WRITTEN INSTRUCTION |
Your output must consist solely of the lines from the "Write the matplotlib code for this chart." line through the "[0.19, 0.205, 0.145, 0.177, 0.137, 0.1]]" line, exactly as written, without images.

ITEMS |

-- Begin --

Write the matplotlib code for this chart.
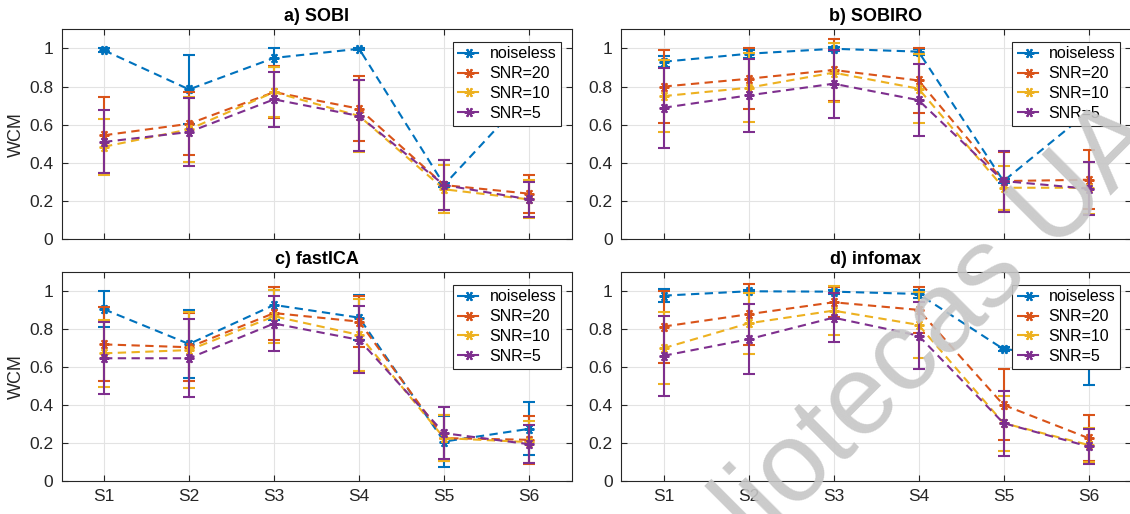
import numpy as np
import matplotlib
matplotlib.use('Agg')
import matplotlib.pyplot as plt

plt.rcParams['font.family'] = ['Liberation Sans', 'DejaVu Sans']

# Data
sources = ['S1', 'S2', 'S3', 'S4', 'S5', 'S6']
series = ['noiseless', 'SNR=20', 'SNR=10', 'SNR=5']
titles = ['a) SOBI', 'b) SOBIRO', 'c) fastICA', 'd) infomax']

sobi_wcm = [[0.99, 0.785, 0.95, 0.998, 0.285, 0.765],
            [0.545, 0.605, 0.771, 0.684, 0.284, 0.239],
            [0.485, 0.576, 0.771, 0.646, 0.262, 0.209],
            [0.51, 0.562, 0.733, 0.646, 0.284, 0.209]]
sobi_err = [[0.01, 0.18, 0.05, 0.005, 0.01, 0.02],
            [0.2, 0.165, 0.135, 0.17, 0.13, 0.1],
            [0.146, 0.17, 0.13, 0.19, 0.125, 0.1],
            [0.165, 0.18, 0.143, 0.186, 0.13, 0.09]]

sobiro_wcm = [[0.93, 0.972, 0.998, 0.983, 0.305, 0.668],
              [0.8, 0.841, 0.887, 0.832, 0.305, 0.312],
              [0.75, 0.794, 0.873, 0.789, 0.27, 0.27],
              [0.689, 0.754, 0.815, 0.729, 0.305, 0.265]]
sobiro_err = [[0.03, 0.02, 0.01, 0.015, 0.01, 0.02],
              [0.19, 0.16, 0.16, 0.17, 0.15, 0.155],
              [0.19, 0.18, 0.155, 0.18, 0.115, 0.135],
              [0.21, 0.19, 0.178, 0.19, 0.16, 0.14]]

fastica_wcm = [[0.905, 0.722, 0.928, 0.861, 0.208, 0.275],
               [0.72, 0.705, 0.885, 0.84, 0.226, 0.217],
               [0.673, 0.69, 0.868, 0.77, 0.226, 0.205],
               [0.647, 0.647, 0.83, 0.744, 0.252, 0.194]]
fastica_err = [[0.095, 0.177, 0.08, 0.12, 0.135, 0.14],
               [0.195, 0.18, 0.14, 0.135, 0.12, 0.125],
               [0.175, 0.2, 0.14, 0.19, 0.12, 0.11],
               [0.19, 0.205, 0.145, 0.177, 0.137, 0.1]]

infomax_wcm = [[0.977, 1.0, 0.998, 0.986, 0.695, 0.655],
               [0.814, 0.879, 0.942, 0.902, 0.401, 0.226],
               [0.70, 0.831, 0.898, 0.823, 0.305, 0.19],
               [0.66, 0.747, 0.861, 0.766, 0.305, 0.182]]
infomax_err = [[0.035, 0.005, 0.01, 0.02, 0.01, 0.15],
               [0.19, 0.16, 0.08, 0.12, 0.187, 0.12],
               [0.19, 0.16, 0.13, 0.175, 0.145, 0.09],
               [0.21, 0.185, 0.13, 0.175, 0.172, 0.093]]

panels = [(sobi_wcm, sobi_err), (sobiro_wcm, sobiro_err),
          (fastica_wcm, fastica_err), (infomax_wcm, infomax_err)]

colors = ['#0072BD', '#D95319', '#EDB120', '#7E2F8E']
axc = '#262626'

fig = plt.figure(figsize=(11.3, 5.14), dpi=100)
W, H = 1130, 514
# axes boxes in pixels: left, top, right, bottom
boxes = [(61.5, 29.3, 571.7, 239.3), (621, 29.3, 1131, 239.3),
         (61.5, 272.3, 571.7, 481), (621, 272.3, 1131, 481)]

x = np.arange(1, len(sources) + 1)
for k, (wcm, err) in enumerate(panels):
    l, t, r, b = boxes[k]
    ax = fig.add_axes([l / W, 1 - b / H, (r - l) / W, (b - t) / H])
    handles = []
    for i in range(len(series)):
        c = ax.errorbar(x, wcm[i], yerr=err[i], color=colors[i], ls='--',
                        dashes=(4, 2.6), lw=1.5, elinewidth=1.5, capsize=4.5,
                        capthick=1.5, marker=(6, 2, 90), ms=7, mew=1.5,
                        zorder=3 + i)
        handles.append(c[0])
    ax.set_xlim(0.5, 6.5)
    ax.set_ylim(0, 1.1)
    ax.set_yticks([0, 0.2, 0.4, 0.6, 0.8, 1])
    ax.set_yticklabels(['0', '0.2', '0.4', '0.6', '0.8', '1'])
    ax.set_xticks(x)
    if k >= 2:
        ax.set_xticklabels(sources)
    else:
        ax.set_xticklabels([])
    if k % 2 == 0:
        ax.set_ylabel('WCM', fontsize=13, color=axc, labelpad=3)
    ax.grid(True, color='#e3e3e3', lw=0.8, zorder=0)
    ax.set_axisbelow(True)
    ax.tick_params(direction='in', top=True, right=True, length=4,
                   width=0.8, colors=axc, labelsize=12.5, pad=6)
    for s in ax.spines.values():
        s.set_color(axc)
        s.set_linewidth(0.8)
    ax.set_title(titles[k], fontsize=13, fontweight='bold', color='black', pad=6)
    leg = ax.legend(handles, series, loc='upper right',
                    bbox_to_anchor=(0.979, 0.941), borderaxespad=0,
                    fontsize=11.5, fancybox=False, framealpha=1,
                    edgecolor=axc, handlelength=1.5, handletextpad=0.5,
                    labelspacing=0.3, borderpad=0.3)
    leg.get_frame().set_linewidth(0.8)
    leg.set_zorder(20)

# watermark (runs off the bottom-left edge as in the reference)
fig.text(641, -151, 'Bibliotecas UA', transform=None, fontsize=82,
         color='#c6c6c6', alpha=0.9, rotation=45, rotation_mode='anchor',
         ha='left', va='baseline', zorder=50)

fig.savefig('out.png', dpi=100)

-- End --
-- Begin --

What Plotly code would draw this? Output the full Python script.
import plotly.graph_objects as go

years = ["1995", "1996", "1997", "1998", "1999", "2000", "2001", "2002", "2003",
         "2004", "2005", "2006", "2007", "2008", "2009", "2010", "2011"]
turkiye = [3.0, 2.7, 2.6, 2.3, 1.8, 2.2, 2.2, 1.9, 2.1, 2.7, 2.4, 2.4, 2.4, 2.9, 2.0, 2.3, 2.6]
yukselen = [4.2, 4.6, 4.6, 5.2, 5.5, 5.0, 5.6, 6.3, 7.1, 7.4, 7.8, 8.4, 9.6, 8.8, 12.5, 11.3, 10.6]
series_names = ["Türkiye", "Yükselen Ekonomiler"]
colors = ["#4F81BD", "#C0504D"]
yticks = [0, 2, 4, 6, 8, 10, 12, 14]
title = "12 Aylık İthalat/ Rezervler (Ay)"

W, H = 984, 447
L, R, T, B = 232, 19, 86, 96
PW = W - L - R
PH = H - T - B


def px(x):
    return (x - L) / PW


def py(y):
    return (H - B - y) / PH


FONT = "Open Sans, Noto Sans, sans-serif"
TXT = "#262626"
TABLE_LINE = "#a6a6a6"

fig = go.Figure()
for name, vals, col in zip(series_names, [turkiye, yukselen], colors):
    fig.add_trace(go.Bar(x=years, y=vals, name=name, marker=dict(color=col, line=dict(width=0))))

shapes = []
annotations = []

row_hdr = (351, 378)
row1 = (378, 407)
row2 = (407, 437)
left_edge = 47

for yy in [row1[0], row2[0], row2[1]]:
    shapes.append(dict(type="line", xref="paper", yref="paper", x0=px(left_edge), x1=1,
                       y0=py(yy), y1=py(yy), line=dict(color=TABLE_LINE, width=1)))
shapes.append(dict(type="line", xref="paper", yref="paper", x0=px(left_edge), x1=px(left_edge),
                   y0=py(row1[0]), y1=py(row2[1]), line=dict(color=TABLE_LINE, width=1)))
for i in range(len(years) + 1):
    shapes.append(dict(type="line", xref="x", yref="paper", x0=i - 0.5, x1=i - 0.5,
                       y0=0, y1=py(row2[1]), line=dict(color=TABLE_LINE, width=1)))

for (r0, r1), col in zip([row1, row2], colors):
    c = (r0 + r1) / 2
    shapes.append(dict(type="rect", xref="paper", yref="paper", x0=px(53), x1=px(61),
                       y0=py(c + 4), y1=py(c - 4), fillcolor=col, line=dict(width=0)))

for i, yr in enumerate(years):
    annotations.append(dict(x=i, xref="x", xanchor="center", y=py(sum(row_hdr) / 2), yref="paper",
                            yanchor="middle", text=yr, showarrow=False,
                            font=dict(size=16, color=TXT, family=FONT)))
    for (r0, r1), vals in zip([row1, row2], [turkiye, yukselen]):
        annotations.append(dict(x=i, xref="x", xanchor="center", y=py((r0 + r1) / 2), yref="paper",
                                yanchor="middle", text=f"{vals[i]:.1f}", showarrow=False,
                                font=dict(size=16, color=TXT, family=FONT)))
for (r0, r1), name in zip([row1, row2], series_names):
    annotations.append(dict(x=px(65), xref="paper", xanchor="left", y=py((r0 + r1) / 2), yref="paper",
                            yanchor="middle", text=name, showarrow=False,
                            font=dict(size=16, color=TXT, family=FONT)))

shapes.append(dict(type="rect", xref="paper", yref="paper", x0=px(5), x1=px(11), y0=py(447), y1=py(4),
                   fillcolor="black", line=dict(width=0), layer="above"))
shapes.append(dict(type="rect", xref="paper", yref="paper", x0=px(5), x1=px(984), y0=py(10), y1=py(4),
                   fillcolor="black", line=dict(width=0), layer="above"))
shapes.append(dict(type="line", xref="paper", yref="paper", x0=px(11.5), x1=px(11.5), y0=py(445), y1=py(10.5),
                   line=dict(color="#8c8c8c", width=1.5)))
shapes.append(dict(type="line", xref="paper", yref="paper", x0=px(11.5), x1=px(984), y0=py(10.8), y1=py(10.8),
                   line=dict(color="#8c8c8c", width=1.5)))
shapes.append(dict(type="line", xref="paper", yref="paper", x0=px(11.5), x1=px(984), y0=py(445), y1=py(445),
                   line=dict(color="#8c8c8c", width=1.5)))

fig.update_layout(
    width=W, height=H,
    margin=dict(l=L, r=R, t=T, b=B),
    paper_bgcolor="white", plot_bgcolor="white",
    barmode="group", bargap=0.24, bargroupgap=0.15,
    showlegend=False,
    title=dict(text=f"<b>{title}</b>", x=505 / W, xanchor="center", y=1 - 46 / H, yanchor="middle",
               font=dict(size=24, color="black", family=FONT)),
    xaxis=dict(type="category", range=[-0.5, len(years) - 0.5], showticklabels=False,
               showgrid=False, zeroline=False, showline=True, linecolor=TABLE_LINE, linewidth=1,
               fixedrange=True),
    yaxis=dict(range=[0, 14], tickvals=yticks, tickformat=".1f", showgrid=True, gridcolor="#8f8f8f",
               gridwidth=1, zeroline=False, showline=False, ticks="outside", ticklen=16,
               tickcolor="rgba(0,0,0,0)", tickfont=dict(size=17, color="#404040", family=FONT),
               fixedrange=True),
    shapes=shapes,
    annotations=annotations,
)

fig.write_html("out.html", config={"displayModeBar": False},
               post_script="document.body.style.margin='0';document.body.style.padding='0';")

-- End --

SOLUTION FOR THIS EXERCISE |
Write the matplotlib code for this chart.
import numpy as np
import matplotlib
matplotlib.use('Agg')
import matplotlib.pyplot as plt

plt.rcParams['font.family'] = ['Liberation Sans', 'DejaVu Sans']

# Data
sources = ['S1', 'S2', 'S3', 'S4', 'S5', 'S6']
series = ['noiseless', 'SNR=20', 'SNR=10', 'SNR=5']
titles = ['a) SOBI', 'b) SOBIRO', 'c) fastICA', 'd) infomax']

sobi_wcm = [[0.99, 0.785, 0.95, 0.998, 0.285, 0.765],
            [0.545, 0.605, 0.771, 0.684, 0.284, 0.239],
            [0.485, 0.576, 0.771, 0.646, 0.262, 0.209],
            [0.51, 0.562, 0.733, 0.646, 0.284, 0.209]]
sobi_err = [[0.01, 0.18, 0.05, 0.005, 0.01, 0.02],
            [0.2, 0.165, 0.135, 0.17, 0.13, 0.1],
            [0.146, 0.17, 0.13, 0.19, 0.125, 0.1],
            [0.165, 0.18, 0.143, 0.186, 0.13, 0.09]]

sobiro_wcm = [[0.93, 0.972, 0.998, 0.983, 0.305, 0.668],
              [0.8, 0.841, 0.887, 0.832, 0.305, 0.312],
              [0.75, 0.794, 0.873, 0.789, 0.27, 0.27],
              [0.689, 0.754, 0.815, 0.729, 0.305, 0.265]]
sobiro_err = [[0.03, 0.02, 0.01, 0.015, 0.01, 0.02],
              [0.19, 0.16, 0.16, 0.17, 0.15, 0.155],
              [0.19, 0.18, 0.155, 0.18, 0.115, 0.135],
              [0.21, 0.19, 0.178, 0.19, 0.16, 0.14]]

fastica_wcm = [[0.905, 0.722, 0.928, 0.861, 0.208, 0.275],
               [0.72, 0.705, 0.885, 0.84, 0.226, 0.217],
               [0.673, 0.69, 0.868, 0.77, 0.226, 0.205],
               [0.647, 0.647, 0.83, 0.744, 0.252, 0.194]]
fastica_err = [[0.095, 0.177, 0.08, 0.12, 0.135, 0.14],
               [0.195, 0.18, 0.14, 0.135, 0.12, 0.125],
               [0.175, 0.2, 0.14, 0.19, 0.12, 0.11],
               [0.19, 0.205, 0.145, 0.177, 0.137, 0.1]]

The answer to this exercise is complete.